Adult fireflies started glowing for sex, not to avoid predators | Science

The glow of the firefly is as mysterious as it is alluring. Scientists have long argued over why the trait evolved in these adult beetles: Was it to deter predators—or identify mates? A new study argues for the latter, finding the ability arose more than 130 million years ago, tens of millions of years before firefly hunters like bats and birds existed.

“It is nice to see convincing evidence pointing in one direction,” says Sarah Lower, a biologist at Bucknell University. Lower was not involved with the study, but she separately analyzed the same data and got nearly identical results.

Like all beetles, the firefly cycles through a complete metamorphosis—hatching from its egg as a crawling larva before pupating into a mature adult. Scientists believe the larval stage first evolved the ability to light up as a way to signal their fowl taste to predators. But researchers have disagreed about when and why adults began flashing, though some believe this behavior also arose to ward off predators.

To test this idea, Gareth Powell, then a doctoral student at Brigham Young University, and his colleagues set out to re-create the timeline of firefly evolution. In 2019, the lab analyzed DNA from 88 species of glowing beetles to construct a giant family tree. But the tree lacked dates, which require fossils for calibration. Then, earlier this year, another team provided the missing link: a 99-million-year-old bioluminescent beetle fossil, the oldest ever described.

The scientists placed the new fossil and three others from fireflies at branches on the family tree where they shared the most physical characteristics. They then used algorithms to come up with the most likely date for the origin of beetle bioluminescence. The researchers ran multiple models on two data sets of beetle DNA, which converged on the same conclusion: Fireflies started to glow at least 141 million years ago on the ground (as larvae) and 133 million years ago in the air, the team reports in a study posted to the preprint server, bioRxiv.

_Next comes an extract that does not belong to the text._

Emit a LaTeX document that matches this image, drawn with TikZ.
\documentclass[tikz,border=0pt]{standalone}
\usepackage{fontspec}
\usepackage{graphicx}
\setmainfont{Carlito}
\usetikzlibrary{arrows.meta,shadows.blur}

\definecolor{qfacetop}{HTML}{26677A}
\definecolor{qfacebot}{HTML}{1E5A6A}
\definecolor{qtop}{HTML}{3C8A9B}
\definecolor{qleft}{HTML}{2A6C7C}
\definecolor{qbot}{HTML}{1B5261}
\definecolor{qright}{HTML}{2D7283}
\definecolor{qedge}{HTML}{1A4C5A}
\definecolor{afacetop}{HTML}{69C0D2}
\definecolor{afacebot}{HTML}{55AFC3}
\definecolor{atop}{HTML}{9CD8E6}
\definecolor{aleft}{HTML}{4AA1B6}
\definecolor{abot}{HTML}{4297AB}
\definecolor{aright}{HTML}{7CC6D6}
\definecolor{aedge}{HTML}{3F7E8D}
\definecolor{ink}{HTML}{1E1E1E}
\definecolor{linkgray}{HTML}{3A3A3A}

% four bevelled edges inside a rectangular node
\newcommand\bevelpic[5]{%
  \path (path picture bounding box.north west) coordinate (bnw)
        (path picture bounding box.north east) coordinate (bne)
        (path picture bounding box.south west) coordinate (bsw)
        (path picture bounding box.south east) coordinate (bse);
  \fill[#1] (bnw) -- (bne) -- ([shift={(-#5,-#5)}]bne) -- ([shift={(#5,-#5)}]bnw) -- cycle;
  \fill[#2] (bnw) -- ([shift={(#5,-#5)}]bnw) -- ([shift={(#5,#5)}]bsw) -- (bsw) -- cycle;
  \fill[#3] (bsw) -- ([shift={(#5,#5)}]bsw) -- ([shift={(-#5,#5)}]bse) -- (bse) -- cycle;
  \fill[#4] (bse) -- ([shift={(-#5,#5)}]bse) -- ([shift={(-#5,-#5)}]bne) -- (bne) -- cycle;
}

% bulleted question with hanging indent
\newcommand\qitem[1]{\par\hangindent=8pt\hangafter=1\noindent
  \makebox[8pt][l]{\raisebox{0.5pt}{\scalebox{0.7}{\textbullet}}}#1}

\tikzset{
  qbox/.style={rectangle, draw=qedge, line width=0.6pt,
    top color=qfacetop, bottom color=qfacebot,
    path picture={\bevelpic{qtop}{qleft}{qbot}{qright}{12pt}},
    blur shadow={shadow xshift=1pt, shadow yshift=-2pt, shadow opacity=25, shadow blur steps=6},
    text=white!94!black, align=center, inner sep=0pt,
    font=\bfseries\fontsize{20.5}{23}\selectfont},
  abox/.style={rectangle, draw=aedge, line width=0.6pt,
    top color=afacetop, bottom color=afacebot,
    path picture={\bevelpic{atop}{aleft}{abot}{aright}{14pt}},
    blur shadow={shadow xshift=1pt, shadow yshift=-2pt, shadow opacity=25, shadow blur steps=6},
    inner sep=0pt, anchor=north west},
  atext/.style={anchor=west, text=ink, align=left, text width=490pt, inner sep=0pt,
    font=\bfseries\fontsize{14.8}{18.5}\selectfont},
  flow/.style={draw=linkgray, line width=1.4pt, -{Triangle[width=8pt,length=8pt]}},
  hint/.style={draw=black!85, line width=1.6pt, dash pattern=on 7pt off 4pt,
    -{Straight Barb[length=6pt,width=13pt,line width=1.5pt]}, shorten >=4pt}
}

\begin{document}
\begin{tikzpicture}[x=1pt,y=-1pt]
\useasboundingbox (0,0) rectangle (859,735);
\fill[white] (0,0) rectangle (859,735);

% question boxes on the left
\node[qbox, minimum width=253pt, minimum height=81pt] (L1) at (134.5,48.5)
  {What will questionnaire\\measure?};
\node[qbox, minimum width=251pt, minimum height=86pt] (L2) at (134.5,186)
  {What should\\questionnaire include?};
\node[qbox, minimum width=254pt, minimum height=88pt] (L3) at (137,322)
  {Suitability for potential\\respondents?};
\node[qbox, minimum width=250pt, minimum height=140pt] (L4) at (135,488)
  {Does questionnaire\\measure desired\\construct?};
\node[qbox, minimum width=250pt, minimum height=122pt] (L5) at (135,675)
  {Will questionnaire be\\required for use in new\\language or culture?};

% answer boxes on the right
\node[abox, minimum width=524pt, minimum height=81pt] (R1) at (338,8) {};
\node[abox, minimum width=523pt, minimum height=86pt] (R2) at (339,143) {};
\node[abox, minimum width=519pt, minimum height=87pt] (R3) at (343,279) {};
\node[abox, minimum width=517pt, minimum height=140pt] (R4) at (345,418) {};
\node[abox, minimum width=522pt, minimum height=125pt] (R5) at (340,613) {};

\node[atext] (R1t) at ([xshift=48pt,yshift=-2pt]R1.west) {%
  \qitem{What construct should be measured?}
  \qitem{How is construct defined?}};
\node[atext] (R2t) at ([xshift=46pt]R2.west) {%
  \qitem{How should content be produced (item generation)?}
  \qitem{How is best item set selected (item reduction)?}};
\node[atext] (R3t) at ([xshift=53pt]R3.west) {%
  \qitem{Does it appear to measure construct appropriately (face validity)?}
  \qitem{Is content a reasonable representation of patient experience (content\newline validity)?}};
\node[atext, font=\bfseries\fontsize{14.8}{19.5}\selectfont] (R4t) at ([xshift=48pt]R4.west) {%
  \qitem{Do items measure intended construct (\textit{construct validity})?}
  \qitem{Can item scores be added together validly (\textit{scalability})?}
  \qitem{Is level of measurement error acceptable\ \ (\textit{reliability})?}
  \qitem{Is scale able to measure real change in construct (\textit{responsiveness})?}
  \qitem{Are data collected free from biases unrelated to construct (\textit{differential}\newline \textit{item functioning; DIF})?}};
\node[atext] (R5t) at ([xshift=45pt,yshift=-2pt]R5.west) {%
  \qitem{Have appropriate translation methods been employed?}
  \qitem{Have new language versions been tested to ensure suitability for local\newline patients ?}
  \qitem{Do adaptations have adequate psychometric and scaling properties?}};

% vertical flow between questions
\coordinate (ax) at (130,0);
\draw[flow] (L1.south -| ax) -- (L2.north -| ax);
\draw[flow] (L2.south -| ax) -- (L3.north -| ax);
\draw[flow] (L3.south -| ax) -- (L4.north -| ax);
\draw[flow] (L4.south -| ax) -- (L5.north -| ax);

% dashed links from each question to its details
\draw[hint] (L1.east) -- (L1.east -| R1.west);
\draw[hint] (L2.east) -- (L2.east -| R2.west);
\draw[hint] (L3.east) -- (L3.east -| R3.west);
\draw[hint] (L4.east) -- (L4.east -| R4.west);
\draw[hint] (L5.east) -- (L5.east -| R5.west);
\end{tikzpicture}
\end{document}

Bats, by contrast, didn’t show up until about 65 million years ago, and modern birds are only 10 million years older than that. The study doesn’t rule out whether extinct flying predators such as pterosaurs played a role, but there’s no evidence that such creatures fed on these insects, Powell says.

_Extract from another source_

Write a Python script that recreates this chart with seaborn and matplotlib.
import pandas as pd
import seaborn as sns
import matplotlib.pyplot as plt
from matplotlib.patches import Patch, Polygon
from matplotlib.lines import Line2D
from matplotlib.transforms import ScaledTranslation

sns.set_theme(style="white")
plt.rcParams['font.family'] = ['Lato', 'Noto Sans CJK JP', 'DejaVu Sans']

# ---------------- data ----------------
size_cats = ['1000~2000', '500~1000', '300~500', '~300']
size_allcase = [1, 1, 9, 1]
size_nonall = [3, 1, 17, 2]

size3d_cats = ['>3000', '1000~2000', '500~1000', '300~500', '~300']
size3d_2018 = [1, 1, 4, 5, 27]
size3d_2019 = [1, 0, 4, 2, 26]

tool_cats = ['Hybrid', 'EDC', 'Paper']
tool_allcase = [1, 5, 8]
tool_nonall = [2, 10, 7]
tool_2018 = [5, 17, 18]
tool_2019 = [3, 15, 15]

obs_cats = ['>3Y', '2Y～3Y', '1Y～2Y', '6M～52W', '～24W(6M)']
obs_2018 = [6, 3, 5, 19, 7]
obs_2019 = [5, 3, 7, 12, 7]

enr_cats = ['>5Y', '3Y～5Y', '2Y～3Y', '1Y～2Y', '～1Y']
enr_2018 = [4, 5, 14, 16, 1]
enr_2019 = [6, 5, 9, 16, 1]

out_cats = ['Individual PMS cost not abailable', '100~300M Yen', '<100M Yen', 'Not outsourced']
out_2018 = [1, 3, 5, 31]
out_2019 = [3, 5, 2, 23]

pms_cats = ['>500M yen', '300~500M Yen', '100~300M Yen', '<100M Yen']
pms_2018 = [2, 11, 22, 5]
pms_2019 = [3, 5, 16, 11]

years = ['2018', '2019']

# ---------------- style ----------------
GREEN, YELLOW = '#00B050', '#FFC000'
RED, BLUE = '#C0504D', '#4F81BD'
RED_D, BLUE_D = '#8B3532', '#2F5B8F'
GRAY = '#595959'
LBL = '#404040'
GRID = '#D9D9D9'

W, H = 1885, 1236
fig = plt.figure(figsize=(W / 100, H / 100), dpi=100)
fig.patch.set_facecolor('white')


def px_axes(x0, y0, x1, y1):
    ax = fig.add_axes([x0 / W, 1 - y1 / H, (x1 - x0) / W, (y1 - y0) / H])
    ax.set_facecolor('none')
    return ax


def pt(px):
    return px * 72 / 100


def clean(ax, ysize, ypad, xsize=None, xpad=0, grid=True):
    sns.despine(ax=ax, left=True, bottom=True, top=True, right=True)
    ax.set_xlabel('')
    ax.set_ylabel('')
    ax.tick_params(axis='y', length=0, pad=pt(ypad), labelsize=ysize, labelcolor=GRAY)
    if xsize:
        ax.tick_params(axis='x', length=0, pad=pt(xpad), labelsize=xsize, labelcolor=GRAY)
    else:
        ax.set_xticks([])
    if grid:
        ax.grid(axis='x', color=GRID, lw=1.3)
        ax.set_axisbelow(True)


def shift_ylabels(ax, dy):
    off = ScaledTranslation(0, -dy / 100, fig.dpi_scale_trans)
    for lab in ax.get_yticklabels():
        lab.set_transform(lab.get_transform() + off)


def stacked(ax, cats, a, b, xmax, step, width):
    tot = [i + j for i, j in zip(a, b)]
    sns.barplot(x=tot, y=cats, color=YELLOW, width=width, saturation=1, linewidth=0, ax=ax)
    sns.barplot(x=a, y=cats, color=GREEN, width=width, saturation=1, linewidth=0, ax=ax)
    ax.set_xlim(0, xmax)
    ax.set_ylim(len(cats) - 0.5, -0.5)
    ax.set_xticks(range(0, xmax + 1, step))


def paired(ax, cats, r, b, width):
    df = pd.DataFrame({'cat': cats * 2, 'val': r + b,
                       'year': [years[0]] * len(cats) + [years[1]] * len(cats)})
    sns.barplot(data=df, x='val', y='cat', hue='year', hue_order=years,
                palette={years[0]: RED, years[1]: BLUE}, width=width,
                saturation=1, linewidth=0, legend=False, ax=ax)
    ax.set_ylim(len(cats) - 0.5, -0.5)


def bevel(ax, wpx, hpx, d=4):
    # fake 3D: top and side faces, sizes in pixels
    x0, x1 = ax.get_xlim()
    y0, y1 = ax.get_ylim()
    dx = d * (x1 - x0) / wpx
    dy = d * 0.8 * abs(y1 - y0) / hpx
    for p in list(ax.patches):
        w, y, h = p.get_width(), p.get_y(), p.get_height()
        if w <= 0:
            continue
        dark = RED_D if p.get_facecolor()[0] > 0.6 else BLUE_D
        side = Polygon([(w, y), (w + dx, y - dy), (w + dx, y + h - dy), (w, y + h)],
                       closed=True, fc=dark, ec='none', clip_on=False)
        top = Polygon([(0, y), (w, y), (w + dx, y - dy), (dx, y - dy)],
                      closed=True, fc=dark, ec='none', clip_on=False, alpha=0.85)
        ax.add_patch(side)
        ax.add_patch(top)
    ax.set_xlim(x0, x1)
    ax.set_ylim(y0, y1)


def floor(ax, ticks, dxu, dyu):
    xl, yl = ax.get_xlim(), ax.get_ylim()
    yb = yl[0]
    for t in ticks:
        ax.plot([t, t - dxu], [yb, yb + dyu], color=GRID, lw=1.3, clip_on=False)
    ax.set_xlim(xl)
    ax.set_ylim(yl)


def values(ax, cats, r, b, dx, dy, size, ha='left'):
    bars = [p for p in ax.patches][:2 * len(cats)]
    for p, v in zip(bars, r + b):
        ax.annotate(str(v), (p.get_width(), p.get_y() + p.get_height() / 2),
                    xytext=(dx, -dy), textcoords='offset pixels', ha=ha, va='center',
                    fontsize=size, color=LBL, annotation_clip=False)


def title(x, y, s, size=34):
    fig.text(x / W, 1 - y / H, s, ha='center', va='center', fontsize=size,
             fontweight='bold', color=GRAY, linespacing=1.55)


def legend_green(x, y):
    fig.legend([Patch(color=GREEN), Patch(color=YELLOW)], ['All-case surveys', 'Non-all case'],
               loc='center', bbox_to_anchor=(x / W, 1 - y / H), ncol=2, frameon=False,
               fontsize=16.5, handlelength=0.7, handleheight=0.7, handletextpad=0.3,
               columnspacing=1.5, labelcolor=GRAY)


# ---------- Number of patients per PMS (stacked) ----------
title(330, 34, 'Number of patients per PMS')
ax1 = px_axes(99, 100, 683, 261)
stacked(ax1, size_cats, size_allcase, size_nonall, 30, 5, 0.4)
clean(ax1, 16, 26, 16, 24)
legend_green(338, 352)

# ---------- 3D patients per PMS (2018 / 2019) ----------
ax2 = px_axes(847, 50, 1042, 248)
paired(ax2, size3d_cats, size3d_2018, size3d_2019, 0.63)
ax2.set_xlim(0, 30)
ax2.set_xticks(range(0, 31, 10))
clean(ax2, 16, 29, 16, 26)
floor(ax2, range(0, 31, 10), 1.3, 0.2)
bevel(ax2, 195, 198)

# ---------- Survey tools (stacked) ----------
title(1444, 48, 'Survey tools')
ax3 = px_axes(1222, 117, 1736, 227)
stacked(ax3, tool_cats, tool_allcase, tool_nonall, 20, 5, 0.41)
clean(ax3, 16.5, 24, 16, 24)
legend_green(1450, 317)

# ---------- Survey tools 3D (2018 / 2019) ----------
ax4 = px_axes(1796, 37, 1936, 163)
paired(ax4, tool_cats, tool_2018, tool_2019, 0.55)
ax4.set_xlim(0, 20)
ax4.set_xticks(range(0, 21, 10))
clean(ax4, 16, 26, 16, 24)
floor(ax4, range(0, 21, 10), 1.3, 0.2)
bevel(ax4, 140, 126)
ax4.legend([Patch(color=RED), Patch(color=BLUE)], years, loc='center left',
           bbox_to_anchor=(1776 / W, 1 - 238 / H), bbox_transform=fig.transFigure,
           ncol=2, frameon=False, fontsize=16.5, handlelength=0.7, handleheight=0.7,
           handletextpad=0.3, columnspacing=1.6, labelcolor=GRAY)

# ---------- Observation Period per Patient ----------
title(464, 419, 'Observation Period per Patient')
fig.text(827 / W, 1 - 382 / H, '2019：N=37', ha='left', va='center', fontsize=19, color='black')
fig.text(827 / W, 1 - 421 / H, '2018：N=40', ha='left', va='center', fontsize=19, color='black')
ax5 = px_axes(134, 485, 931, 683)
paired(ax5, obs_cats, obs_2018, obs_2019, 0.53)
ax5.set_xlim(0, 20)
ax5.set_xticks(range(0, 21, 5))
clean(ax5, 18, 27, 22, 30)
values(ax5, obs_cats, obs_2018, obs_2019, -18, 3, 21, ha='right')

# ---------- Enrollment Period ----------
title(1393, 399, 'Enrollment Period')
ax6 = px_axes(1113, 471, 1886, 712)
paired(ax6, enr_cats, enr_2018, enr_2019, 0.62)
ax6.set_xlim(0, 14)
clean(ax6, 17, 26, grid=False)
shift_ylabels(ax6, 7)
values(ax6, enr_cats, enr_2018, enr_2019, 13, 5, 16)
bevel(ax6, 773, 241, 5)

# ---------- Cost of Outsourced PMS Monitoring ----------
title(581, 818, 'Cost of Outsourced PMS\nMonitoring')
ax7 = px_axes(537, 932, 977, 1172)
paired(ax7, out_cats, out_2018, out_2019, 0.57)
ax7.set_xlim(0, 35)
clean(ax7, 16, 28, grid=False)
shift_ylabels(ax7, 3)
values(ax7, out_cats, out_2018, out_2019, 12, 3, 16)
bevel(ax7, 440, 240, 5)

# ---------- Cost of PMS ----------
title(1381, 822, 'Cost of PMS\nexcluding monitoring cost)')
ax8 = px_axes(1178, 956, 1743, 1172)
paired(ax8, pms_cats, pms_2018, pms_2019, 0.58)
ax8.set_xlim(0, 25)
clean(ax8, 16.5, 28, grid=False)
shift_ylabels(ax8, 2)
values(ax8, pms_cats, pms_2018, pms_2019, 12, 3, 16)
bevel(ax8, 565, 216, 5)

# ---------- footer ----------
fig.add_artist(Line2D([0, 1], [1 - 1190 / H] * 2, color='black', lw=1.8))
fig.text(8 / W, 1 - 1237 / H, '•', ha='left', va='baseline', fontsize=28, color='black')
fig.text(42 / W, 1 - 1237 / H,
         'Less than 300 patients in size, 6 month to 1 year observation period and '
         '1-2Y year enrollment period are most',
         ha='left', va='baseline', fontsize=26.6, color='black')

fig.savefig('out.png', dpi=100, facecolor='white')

Jesse Barber, a biologist at Boise State University who first formally posited that adult fireflies evolved their glow to evade predators, is convinced. “This new preprint nicely shows that this is not the case.”

Rather, Powell says, the findings support the idea that nature’s flying night light emerged for sex. Fireflies today use species-specific flash patterns to find mates in the dark. If a female likes the direction, duration, and color of a male’s signal, she’ll send a particular response to guide the male to her.  

By contextualizing these “evolutionary stories” with dates, Powell says, the new study suggests the firefly’s courtship ritual has a long and important history.